$4f$ spin driven ferroelectric-ferromagnetic multiferroicity in ${\mathrm{PrMn}}_2{\mathrm{O}}_5$ under a magnetic field

In contrast to all other members of the $R{\mathrm{Mn}}_2{\mathrm{O}}_5$ family with nonzero $4f$ electrons ($R$ = Nd to Lu), ${\mathrm{PrMn}}_2{\mathrm{O}}_5$ does not show any spin driven ferroelectricity in the magnetically ordered phase. By means of high-field electric polarization measurements up to 45 T, we have found that this exceptional candidate undergoes a spin driven multiferroic phase under magnetic field. X-ray magnetic circular dichroism studies up to 30 T at the Pr $L_2$ edge show that this ferroelectricity originates from and directly couples to the ferromagnetic component of the ${\mathrm{Pr}}^{3+}$ spins.
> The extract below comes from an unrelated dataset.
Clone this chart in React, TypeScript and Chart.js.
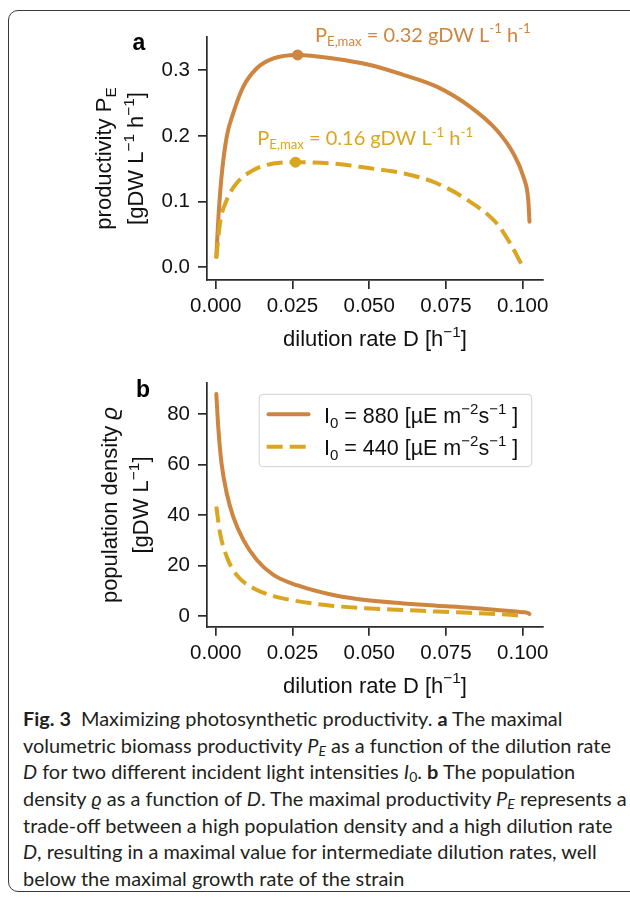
import React, { useEffect, useLayoutEffect, useRef } from "react";
import { Chart, registerables } from "chart.js";

Chart.register(...registerables);

// ---------- data ----------
const dilutionHigh = [0.0002, 0.0009, 0.0019, 0.0036, 0.0057, 0.009, 0.0134, 0.0188, 0.0267, 0.0383, 0.0503, 0.0611, 0.072, 0.0828, 0.0915, 0.0969, 0.1002, 0.1018, 0.1022];
const productivityHigh = [0.016, 0.077, 0.138, 0.199, 0.2345, 0.275, 0.303, 0.318, 0.3233, 0.318, 0.308, 0.293, 0.275, 0.2446, 0.209, 0.1736, 0.138, 0.1025, 0.0695];
const densityHigh = [88.1, 73.8, 60.6, 48.7, 39.4, 30.2, 22.2, 16.3, 12.1, 8.3, 6.1, 5.0, 4.1, 3.3, 2.4, 1.9, 1.5, 1.1, 0.8];

const dilutionLow = [0.0002, 0.0014, 0.0036, 0.0068, 0.0123, 0.0188, 0.026, 0.0383, 0.0503, 0.0611, 0.072, 0.0828, 0.0915, 0.0959, 0.1];
const productivityLow = [0.0137, 0.067, 0.1025, 0.128, 0.148, 0.158, 0.16, 0.158, 0.1507, 0.143, 0.128, 0.1, 0.067, 0.0365, 0.001];
const densityLow = [43.4, 33.0, 23.5, 16.3, 11.0, 7.9, 6.0, 4.0, 3.0, 2.4, 1.75, 1.25, 0.8, 0.45, 0.05];

const peakHigh = [0.0267, 0.3233];
const peakLow = [0.026, 0.16];

const xTicks = [0, 0.025, 0.05, 0.075, 0.1];
const yTicksA = [0, 0.1, 0.2, 0.3];
const yTicksB = [0, 20, 40, 60, 80];

const legendLabels = ["880", "440"];

const ORANGE = "#CD853F";
const GOLD = "#DAA520";
const AXIS = "#2b2b2b";
const SANS = "'Liberation Sans', Arial, sans-serif";
const ANN = "Lato, 'Open Sans', sans-serif";

type Seg = { t: string; m?: "sub" | "sup"; i?: boolean };

function drawRich(
  ctx: CanvasRenderingContext2D,
  segs: Seg[],
  x: number,
  y: number,
  size: number,
  family: string,
  color: string,
  align: "left" | "center" | "right" = "left",
  weight = "normal",
  subScale = 0.7
) {
  ctx.save();
  ctx.fillStyle = color;
  ctx.textBaseline = "alphabetic";
  ctx.textAlign = "left";
  const parts = segs.map((s) => {
    const sz = s.m ? size * subScale : size;
    const font = `${s.i ? "italic " : ""}${weight} ${sz}px ${family}`;
    ctx.font = font;
    return {
      t: s.t,
      font,
      w: ctx.measureText(s.t).width,
      dy: s.m === "sub" ? size * 0.22 : s.m === "sup" ? -size * 0.42 : 0,
    };
  });
  const total = parts.reduce((a, p) => a + p.w, 0);
  let cx = align === "center" ? x - total / 2 : align === "right" ? x - total : x;
  for (const p of parts) {
    ctx.font = p.font;
    ctx.fillText(p.t, cx, y + p.dy);
    cx += p.w;
  }
  ctx.restore();
  return total;
}

function drawRotated(ctx: CanvasRenderingContext2D, segs: Seg[], baseX: number, centerY: number, size: number) {
  ctx.save();
  ctx.translate(baseX, centerY);
  ctx.rotate(-Math.PI / 2);
  drawRich(ctx, segs, 0, 0, size, SANS, "#111", "center");
  ctx.restore();
}

const xTitle: Seg[] = [{ t: "dilution rate D [h" }, { t: "\u22121", m: "sup" }, { t: "]" }];

function axisCommon(ticks: number[], digits: number, isX: boolean, min: number, max: number, fixed: number) {
  return {
    type: "linear" as const,
    min,
    max,
    afterFit: (s: any) => {
      if (isX) s.height = fixed;
      else s.width = fixed;
    },
    afterBuildTicks: (s: any) => {
      s.ticks = ticks.map((v) => ({ value: v }));
    },
    ticks: {
      callback: (v: any) => Number(v).toFixed(digits),
      font: { family: SANS, size: 20.5 },
      color: "#111",
      padding: isX ? 5 : 8,
      autoSkip: false,
      maxRotation: 0,
      includeBounds: false,
    },
    grid: {
      display: true,
      drawOnChartArea: false,
      drawTicks: true,
      tickLength: 9,
      color: AXIS,
      lineWidth: 1.7,
    },
    border: { display: true, color: AXIS, width: 1.7 },
  };
}

function lineSet(xs: number[], ys: number[], color: string, dashed: boolean, order: number) {
  return {
    data: xs.map((x, i) => ({ x, y: ys[i] })),
    borderColor: color,
    backgroundColor: color,
    borderWidth: 4,
    borderDash: dashed ? [16, 7] : [],
    borderCapStyle: dashed ? ("butt" as const) : ("round" as const),
    pointRadius: 0,
    cubicInterpolationMode: "monotone" as const,
    fill: false,
    order,
  };
}

function markerSet(p: number[], color: string) {
  return {
    data: [{ x: p[0], y: p[1] }],
    showLine: false,
    pointRadius: 5.5,
    pointBackgroundColor: color,
    pointBorderColor: color,
    pointBorderWidth: 0,
    order: 0,
  };
}

const App: React.FC = () => {
  const refA = useRef<HTMLCanvasElement>(null);
  const refB = useRef<HTMLCanvasElement>(null);
  const capRef = useRef<HTMLDivElement>(null);
  const fitRef = useRef<HTMLSpanElement>(null);

  useEffect(() => {
    const pluginA = {
      id: "annA",
      afterDraw(chart: any) {
        const ctx = chart.ctx as CanvasRenderingContext2D;
        const ca = chart.chartArea;
        const cy = (ca.top + ca.bottom) / 2;
        drawRich(ctx, xTitle, (ca.left + ca.right) / 2, 346, 22, SANS, "#111", "center");
        drawRotated(ctx, [{ t: "productivity P" }, { t: "E", m: "sub" }], 111, cy, 22);
        drawRotated(
          ctx,
          [{ t: "[gDW L" }, { t: "\u22121", m: "sup" }, { t: " h" }, { t: "\u22121", m: "sup" }, { t: "]" }],
          143,
          cy,
          22
        );
        drawRich(ctx, [{ t: "a" }], 132.5, 50, 23, SANS, "#000", "left", "bold");
        drawRich(
          ctx,
          [{ t: "P" }, { t: "E,max", m: "sub" }, { t: " = 0.32 gDW L" }, { t: "-1", m: "sup" }, { t: " h" }, { t: "-1", m: "sup" }],
          315,
          41.7,
          20,
          ANN,
          ORANGE,
          "left",
          "normal",
          0.66
        );
        drawRich(
          ctx,
          [{ t: "P" }, { t: "E,max", m: "sub" }, { t: " = 0.16 gDW L" }, { t: "-1", m: "sup" }, { t: " h" }, { t: "-1", m: "sup" }],
          257.3,
          145,
          20,
          ANN,
          GOLD,
          "left",
          "normal",
          0.66
        );
      },
    };

    const pluginB = {
      id: "annB",
      afterDraw(chart: any) {
        const ctx = chart.ctx as CanvasRenderingContext2D;
        const ca = chart.chartArea;
        const cy = (ca.top + ca.bottom) / 2;
        drawRich(ctx, xTitle, (ca.left + ca.right) / 2, 332.7, 22, SANS, "#111", "center");
        drawRotated(ctx, [{ t: "population density " }, { t: "\u03F1", i: true }], 117, cy, 22);
        drawRotated(ctx, [{ t: "[gDW L" }, { t: "\u22121", m: "sup" }, { t: "]" }], 148, cy, 22);
        drawRich(ctx, [{ t: "b" }], 136, 36.7, 23, SANS, "#000", "left", "bold");

        // legend
        ctx.save();
        ctx.beginPath();
        (ctx as any).roundRect(259.3, 34.3, 272.4, 72.4, 4);
        ctx.fillStyle = "rgba(255,255,255,0.85)";
        ctx.fill();
        ctx.strokeStyle = "#d9d9d9";
        ctx.lineWidth = 1.2;
        ctx.stroke();
        const rows = [
          { y: 54.3, color: ORANGE, dash: [] as number[], cap: "round" as CanvasLineCap },
          { y: 86.7, color: GOLD, dash: [16, 7], cap: "butt" as CanvasLineCap },
        ];
        rows.forEach((r, i) => {
          ctx.beginPath();
          ctx.setLineDash(r.dash);
          ctx.lineCap = r.cap;
          ctx.strokeStyle = r.color;
          ctx.lineWidth = 4;
          ctx.moveTo(r.cap === "round" ? 268.5 : 266.7, r.y);
          ctx.lineTo(r.cap === "round" ? 308.5 : 310, r.y);
          ctx.stroke();
          ctx.setLineDash([]);
          drawRich(
            ctx,
            [
              { t: "I" },
              { t: "0", m: "sub" },
              { t: ` = ${legendLabels[i]} [\u00B5E m` },
              { t: "\u22122", m: "sup" },
              { t: "s" },
              { t: "\u22121", m: "sup" },
              { t: " ]" },
            ],
            324,
            r.y + 8.7,
            21.5,
            SANS,
            "#111"
          );
        });
        ctx.restore();
      },
    };

    const chartA = new Chart(refA.current!, {
      type: "line",
      data: {
        datasets: [
          markerSet(peakHigh, ORANGE),
          markerSet(peakLow, GOLD),
          lineSet(dilutionLow, productivityLow, GOLD, true, 1),
          lineSet(dilutionHigh, productivityHigh, ORANGE, false, 2),
        ] as any,
      },
      options: {
        animation: false,
        responsive: false,
        devicePixelRatio: 1,
        layout: { padding: { left: 0, right: 87, top: 37, bottom: 30 } },
        plugins: { legend: { display: false }, tooltip: { enabled: false } },
        scales: {
          x: axisCommon(xTicks, 3, true, -0.00283, 0.1066, 50),
          y: axisCommon(yTicksA, 1, false, -0.0193, 0.3506, 207),
        } as any,
      },
      plugins: [pluginA],
    });

    const chartB = new Chart(refB.current!, {
      type: "line",
      data: {
        datasets: [
          lineSet(dilutionLow, densityLow, GOLD, true, 1),
          lineSet(dilutionHigh, densityHigh, ORANGE, false, 2),
        ] as any,
      },
      options: {
        animation: false,
        responsive: false,
        devicePixelRatio: 1,
        layout: { padding: { left: 0, right: 87, top: 23.3, bottom: 28.3 } },
        plugins: { legend: { display: false }, tooltip: { enabled: false } },
        scales: {
          x: axisCommon(xTicks, 3, true, -0.00283, 0.1066, 50),
          y: axisCommon(yTicksB, 0, false, -4.25, 92.3, 207),
        } as any,
      },
      plugins: [pluginB],
    });

    return () => {
      chartA.destroy();
      chartB.destroy();
    };
  }, []);

  useLayoutEffect(() => {
    const fit = () => {
      const s = fitRef.current;
      const c = capRef.current;
      if (!s || !c) return;
      c.style.transform = "none";
      const w = s.getBoundingClientRect().width;
      if (w > 0) c.style.transform = `scaleX(${589.5 / w})`;
    };
    fit();
    if ((document as any).fonts?.ready) (document as any).fonts.ready.then(fit);
  }, []);

  const sub = (t: string, italic = false) => (
    <sub style={{ fontSize: "0.7em", verticalAlign: "-0.25em", lineHeight: 0, fontStyle: italic ? "italic" : "normal" }}>{t}</sub>
  );
  const line: React.CSSProperties = { whiteSpace: "nowrap", height: 26.7 };

  return (
    <div style={{ position: "absolute", left: 0, top: 0, width: 630, height: 898, overflow: "hidden", background: "#fff" }}>
      <div
        style={{
          position: "absolute",
          left: 8,
          top: 10,
          width: 660,
          height: 882,
          border: "1.3px solid #3a3a3a",
          borderRadius: 10,
          boxSizing: "border-box",
        }}
      />
      <canvas ref={refA} width={630} height={360} style={{ position: "absolute", left: 0, top: 0 }} />
      <canvas ref={refB} width={630} height={345} style={{ position: "absolute", left: 0, top: 360 }} />
      <div
        ref={capRef}
        style={{
          position: "absolute",
          left: 22.7,
          top: 706,
          fontFamily: "Lato, 'Open Sans', sans-serif",
          fontSize: 19,
          lineHeight: "26.7px",
          color: "#231f20",
          transformOrigin: "0 0",
        }}
      >
        <div style={line}>
          <b>Fig. 3</b>&ensp;Maximizing photosynthetic productivity. <b>a</b> The maximal
        </div>
        <div style={line}>
          volumetric biomass productivity <i>P</i>
          {sub("E", true)} as a function of the dilution rate
        </div>
        <div style={line}>
          <i>D</i> for two different incident light intensities <i>I</i>
          {sub("0")}. <b>b</b> The population
        </div>
        <div style={line}>
          density <i>ϱ</i> as a function of <i>D</i>. The maximal productivity <i>P</i>
          {sub("E", true)} represents a
        </div>
        <div style={line}>
          <span ref={fitRef}>trade-off between a high population density and a high dilution rate</span>
        </div>
        <div style={line}>
          <i>D</i>, resulting in a maximal value for intermediate dilution rates, well
        </div>
        <div style={line}>below the maximal growth rate of the strain</div>
      </div>
    </div>
  );
};

export default App;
Experimental observations along with our generalized gradient-approximation $+U$ calculations reveal that this exotic ferroelectric-ferromagnetic combination stabilizes through the exchange-striction mechanism solely driven by a $3d-4f$-type coupling, as opposed to the other $R{\mathrm{Mn}}_2{\mathrm{O}}_5$ members with $3d-3d$ driven ferroelectric-antiferromagnetic-type conventional type-II multiferroicity.

Figure 1

The top panel shows the magnetic field $H$ dependence of the pyrocurrent $I$ up to 45 T at different temperatures using the $H\parallel I\parallel b$ configuration. The inset shows a schematic diagram of the pyroelectric technique used to record the field dependence of the pyrocurrent applying pulsed magnetic fields. The bottom panel depicts electric polarization $P$ along the $b$ axis as a function of magnetic field.

Figure 2

Field dependence $H$ of the magnetization $M$ up to 42 T at 1.5 K with $H\parallel b$.

Figure 3

Time profile of the magnetic field pulse used for the x-ray magnetic circular dichroism measurements.

Figure 4

(a) X-ray absorption spectrum (XAS) and (b) x-ray magnetic circular dichroism (XMCD) spectra at the Pr $L_2$ edge for ${\mathrm{PrMn}}_2{\mathrm{O}}_5$ with magnetic field applied parallel to the $b$ axis at $T$ = 2 K. Data sets for different magnetic fields are offset along the vertical axis for clarity.

Figure 5

Field dependence of the XMCD integrated intensity over the entire Pr $L_2$ edge range at 2 K compared with the field dependence of the electric polarization along the $b$ axis at $T$ = 1.5 K shown in Fig. 4. The dotted line is a guide to the eyes.

Figure 6

Theoretically calculated partial density of states for Pr $f$ and Mn $d$ in the magnetic ground state.

Figure 7

(a) Schematic magnetic structure at zero field (magnetic space group $P_{a}b{2}_{1}a$) [30]. (b) Proposed schematic magnetic structure at high field in the ferroelectric phase (magnetic space group $P{b}^{\prime }{2}_1{m}^{\prime }$). The amplitudes of the arrows showing the magnetic moments are not to the scale for the sake of clarity. ${\mathrm{Mn}}^{3+}$, ${\mathrm{Mn}}^{4+}$, and ${\mathrm{Pr}}^{3+}$ ions are represented in blue, green, and yellow, respectively.